> _STORED RECORDS_
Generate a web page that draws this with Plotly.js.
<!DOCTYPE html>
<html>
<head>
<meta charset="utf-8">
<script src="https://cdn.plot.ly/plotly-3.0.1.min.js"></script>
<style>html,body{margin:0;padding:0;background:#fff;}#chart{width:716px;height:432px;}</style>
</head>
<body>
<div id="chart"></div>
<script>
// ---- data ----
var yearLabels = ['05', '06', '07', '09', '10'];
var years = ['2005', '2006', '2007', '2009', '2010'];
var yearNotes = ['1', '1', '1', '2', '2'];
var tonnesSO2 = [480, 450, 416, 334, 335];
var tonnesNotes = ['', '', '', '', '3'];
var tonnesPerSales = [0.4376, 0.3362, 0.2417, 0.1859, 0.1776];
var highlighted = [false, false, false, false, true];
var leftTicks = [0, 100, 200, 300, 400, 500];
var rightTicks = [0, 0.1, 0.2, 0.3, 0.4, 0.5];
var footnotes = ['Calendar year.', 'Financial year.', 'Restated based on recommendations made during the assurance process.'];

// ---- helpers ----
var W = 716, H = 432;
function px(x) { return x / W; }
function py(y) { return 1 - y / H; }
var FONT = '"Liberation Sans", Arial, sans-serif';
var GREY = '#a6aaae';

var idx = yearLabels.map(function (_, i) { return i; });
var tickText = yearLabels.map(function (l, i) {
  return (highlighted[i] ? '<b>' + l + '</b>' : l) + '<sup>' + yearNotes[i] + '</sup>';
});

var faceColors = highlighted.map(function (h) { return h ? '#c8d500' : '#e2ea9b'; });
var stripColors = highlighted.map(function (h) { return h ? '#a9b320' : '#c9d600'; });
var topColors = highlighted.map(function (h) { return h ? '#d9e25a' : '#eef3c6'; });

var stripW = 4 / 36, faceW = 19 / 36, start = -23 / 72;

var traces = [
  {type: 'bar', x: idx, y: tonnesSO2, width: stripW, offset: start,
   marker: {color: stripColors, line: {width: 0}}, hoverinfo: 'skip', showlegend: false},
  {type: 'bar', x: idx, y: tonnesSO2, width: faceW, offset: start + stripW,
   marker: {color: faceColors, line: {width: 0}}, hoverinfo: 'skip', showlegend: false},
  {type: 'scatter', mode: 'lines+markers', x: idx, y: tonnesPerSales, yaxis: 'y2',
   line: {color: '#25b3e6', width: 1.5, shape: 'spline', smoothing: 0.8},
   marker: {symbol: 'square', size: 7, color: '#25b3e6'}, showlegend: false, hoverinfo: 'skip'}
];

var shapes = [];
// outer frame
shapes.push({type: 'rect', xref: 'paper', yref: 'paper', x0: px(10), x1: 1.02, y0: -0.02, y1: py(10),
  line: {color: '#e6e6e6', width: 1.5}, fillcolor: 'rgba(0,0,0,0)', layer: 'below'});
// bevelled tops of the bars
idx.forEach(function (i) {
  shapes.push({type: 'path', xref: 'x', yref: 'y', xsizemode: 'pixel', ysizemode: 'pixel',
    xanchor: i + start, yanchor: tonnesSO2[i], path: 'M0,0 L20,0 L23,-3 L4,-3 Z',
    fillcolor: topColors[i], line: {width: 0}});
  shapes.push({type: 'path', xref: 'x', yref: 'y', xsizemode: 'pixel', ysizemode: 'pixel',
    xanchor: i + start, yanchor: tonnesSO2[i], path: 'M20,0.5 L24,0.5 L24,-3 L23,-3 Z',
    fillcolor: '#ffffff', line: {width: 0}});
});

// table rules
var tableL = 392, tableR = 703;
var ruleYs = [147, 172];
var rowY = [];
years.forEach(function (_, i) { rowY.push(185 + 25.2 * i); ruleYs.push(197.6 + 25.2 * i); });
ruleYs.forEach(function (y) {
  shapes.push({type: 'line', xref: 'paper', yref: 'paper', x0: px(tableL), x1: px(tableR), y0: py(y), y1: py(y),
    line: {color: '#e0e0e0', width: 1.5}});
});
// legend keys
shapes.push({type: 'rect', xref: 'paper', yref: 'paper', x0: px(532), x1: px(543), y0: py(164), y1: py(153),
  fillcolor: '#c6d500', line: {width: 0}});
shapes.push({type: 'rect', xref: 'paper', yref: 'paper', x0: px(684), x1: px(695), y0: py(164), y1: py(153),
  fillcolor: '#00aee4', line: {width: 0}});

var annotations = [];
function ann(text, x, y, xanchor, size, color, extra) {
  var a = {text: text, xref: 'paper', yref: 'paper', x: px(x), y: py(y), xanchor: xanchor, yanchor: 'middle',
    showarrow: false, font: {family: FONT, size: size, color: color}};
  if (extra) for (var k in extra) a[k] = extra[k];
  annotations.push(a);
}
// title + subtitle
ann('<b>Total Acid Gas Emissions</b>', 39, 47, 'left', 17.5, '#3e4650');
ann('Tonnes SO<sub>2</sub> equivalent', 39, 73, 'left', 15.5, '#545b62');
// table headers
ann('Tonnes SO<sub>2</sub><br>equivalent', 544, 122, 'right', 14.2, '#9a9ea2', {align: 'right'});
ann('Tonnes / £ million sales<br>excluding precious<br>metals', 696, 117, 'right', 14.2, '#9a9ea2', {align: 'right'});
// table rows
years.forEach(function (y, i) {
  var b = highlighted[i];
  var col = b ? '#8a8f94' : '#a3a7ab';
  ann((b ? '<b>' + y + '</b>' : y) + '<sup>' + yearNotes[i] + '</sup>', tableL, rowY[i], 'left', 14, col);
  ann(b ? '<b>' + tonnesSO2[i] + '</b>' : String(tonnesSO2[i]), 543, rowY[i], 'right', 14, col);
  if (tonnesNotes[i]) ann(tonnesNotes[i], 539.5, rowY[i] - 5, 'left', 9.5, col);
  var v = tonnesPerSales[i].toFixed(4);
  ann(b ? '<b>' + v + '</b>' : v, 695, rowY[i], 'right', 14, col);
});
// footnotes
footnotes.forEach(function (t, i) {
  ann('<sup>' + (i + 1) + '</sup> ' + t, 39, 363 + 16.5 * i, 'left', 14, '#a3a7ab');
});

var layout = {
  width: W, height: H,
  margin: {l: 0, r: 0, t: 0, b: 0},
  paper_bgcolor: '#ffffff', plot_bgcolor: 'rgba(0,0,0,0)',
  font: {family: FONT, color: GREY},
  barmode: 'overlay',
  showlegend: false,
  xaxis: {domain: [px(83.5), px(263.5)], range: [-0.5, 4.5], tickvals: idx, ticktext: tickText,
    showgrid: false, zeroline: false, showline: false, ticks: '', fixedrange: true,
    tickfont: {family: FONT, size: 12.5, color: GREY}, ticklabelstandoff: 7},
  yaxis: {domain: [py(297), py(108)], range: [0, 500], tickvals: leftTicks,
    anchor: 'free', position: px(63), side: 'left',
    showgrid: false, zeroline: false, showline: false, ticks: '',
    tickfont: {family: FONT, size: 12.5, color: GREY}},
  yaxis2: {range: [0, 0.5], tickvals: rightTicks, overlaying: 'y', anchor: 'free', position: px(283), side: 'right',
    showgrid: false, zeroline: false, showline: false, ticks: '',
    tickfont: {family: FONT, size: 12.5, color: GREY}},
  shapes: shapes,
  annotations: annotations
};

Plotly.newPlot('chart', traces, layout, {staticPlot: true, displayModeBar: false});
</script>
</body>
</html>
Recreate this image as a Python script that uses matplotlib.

> _EXERCISE_
Look through the entries above; copy every line holding the string "script".

> _FULL OUTPUT_
<script src="https://cdn.plot.ly/plotly-3.0.1.min.js"></script>
<script>
</script>
Recreate this image as a Python script that uses matplotlib.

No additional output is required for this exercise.